■ Given records
--- START ---
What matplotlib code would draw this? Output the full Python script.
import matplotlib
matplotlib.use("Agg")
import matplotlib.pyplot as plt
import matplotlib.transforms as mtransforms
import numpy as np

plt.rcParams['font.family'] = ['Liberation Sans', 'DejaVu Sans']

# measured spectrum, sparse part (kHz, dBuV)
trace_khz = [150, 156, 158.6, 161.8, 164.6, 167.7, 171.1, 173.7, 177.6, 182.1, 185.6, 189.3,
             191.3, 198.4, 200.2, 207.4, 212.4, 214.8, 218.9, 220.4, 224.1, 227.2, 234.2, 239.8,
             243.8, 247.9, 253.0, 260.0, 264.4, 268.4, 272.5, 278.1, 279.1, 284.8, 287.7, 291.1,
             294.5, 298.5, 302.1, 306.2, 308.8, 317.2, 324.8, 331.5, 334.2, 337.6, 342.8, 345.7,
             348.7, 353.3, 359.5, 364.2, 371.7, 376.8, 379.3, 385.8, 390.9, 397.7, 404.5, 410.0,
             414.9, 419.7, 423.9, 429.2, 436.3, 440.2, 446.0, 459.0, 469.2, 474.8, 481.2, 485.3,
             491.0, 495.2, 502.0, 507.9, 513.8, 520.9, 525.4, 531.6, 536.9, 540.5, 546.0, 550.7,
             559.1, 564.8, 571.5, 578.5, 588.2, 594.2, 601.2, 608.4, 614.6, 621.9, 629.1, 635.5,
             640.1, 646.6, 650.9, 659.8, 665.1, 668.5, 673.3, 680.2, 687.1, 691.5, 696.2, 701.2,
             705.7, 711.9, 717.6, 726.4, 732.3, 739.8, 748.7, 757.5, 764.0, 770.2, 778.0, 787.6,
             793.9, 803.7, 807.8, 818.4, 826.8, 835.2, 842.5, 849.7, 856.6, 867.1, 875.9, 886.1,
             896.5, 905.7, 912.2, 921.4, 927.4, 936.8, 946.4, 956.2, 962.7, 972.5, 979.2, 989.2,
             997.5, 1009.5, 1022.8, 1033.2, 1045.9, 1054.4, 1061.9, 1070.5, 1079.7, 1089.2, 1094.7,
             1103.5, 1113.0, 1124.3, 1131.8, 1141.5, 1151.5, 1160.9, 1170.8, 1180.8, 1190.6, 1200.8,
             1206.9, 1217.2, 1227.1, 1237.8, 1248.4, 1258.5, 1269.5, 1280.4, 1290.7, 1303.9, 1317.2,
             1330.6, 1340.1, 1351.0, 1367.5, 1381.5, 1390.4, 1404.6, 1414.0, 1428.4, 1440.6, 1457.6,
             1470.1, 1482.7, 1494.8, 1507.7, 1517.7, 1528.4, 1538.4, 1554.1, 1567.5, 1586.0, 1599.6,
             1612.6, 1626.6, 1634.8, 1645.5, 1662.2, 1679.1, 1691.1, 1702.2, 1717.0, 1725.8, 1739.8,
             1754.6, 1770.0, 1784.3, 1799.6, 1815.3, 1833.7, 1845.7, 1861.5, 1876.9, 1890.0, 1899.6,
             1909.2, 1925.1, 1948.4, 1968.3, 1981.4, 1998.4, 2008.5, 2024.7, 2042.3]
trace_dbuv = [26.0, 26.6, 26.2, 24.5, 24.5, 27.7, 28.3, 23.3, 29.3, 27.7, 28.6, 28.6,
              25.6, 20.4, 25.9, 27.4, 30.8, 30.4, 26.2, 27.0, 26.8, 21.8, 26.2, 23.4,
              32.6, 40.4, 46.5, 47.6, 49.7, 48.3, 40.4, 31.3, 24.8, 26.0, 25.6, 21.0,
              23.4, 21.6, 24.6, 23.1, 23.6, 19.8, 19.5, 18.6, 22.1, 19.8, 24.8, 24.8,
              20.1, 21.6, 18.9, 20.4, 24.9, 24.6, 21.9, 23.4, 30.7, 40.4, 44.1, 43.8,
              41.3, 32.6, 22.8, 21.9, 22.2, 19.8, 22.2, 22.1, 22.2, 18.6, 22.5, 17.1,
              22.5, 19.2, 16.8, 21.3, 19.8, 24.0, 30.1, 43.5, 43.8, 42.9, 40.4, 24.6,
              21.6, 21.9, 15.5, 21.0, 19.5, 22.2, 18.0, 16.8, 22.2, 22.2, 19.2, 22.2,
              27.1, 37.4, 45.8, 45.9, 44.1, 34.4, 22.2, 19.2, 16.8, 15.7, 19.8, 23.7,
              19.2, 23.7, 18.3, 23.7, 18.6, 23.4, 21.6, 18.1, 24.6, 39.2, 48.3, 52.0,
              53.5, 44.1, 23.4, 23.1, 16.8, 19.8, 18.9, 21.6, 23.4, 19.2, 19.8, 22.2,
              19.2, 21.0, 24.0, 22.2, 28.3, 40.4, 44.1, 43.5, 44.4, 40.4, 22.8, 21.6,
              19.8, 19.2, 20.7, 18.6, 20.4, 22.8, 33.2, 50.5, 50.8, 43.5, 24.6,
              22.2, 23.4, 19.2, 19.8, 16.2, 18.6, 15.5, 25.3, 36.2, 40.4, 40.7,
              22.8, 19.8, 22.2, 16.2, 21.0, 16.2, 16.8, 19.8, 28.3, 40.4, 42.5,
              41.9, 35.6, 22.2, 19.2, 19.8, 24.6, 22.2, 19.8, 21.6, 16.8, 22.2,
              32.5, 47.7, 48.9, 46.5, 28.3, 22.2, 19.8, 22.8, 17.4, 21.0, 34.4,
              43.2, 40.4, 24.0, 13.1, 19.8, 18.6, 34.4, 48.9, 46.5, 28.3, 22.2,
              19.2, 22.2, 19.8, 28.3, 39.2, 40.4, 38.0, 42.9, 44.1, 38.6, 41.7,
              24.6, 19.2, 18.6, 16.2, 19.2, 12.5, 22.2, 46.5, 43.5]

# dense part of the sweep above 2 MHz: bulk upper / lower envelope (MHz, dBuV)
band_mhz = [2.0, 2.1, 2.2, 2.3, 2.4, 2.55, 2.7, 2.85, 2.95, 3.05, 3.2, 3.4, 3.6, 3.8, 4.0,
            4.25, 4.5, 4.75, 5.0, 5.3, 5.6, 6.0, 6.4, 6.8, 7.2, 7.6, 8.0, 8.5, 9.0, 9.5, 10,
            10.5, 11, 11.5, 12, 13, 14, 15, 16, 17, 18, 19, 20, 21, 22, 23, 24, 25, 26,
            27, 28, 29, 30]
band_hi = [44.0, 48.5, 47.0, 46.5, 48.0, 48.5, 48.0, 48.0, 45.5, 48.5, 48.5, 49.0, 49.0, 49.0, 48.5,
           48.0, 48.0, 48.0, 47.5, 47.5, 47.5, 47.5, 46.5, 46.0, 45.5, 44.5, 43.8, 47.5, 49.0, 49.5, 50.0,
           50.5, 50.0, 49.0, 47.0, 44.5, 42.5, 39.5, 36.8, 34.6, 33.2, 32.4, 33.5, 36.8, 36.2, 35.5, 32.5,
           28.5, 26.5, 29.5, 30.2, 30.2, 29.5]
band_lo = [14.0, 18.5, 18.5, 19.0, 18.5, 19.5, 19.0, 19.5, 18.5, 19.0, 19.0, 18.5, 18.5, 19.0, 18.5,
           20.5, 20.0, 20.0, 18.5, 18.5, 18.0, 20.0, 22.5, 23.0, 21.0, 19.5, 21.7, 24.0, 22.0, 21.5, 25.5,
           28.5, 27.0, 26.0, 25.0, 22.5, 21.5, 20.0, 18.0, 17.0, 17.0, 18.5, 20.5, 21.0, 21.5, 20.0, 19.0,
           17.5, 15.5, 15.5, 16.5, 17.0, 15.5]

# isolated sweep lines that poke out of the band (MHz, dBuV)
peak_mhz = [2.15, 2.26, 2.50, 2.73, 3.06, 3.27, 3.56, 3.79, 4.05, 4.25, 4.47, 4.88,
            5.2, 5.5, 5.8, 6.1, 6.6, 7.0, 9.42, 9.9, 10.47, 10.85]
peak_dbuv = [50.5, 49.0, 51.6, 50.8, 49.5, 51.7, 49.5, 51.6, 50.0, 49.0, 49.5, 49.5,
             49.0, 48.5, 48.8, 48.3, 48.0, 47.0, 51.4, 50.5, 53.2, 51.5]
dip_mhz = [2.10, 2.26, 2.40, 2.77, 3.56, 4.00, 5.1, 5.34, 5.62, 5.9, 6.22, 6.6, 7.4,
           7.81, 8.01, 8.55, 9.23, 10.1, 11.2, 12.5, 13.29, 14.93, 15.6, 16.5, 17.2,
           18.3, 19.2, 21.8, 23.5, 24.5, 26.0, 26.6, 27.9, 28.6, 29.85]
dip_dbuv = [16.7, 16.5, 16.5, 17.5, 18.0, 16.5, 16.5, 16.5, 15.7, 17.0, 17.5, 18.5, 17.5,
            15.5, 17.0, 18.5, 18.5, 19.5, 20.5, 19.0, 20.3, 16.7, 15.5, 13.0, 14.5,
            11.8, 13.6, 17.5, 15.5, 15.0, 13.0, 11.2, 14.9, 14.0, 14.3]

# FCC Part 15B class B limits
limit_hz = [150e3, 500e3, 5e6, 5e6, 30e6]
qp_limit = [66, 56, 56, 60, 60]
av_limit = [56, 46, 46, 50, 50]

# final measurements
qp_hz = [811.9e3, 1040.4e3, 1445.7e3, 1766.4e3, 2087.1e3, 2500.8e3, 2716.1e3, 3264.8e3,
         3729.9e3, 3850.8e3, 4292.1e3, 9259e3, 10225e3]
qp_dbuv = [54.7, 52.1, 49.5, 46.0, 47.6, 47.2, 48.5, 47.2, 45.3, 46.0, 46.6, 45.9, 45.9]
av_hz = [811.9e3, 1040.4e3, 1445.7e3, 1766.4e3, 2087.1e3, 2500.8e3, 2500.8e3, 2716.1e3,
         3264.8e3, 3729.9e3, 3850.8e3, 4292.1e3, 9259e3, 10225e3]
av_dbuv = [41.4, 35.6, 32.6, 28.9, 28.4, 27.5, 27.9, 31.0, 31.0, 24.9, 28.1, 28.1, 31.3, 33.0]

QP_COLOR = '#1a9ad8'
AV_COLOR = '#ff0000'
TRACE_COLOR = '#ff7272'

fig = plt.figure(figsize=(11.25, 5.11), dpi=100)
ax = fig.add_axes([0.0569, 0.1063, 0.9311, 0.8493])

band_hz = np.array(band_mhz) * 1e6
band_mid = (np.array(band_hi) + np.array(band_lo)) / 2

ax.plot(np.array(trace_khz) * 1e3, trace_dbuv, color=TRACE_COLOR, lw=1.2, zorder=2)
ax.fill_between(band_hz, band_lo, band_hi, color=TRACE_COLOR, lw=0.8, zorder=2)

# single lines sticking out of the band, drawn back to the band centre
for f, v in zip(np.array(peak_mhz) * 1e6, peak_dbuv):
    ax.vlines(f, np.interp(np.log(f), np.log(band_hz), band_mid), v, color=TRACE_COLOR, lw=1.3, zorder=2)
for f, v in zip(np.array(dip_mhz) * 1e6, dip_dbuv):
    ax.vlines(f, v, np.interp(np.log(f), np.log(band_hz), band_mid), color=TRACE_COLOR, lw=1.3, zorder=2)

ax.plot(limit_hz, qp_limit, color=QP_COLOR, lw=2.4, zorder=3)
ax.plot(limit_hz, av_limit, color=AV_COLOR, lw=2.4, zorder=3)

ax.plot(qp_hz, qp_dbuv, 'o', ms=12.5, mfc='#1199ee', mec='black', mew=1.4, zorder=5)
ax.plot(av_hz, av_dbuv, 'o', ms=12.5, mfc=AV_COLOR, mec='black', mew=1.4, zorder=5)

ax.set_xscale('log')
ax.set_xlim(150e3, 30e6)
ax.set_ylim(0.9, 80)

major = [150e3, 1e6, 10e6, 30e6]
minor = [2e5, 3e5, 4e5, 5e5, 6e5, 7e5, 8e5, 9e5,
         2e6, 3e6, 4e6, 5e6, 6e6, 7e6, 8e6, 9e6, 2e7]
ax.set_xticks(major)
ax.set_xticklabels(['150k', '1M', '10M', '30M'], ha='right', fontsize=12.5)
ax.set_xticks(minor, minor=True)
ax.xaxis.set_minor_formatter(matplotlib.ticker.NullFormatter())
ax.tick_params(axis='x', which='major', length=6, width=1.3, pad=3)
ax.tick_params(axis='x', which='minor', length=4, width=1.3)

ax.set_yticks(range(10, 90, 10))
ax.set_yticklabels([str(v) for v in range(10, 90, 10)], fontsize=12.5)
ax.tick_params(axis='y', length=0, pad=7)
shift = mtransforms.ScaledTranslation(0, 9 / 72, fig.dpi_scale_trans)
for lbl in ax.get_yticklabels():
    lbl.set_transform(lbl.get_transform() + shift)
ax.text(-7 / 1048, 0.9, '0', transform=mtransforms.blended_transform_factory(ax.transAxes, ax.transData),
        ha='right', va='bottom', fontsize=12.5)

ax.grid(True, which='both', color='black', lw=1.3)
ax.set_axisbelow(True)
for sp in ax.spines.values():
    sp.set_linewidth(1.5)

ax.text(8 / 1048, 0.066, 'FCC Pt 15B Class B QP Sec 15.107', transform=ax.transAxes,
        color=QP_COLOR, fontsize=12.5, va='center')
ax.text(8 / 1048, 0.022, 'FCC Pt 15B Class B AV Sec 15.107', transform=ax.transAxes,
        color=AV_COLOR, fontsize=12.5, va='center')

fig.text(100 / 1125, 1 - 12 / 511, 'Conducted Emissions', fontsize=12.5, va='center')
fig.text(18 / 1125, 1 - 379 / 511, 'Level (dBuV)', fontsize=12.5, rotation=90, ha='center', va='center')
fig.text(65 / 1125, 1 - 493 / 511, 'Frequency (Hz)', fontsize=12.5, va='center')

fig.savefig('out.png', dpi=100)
--- END ---
--- START ---
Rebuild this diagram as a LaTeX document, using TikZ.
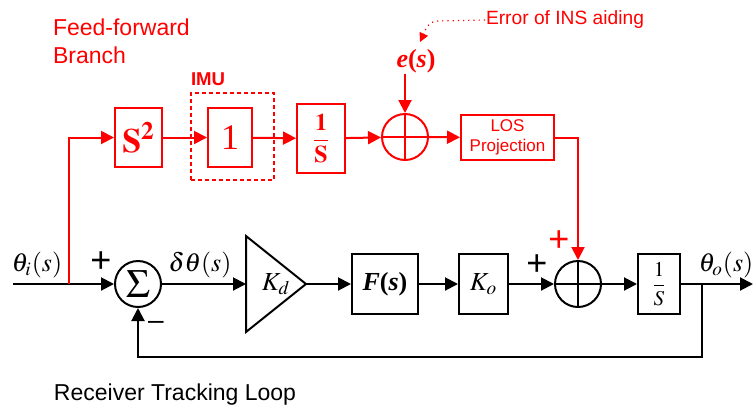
--- END ---
■ The task
Copy out all lines above that include the string "this".

■ Exercise result
What matplotlib code would draw this? Output the full Python script.
Rebuild this diagram as a LaTeX document, using TikZ.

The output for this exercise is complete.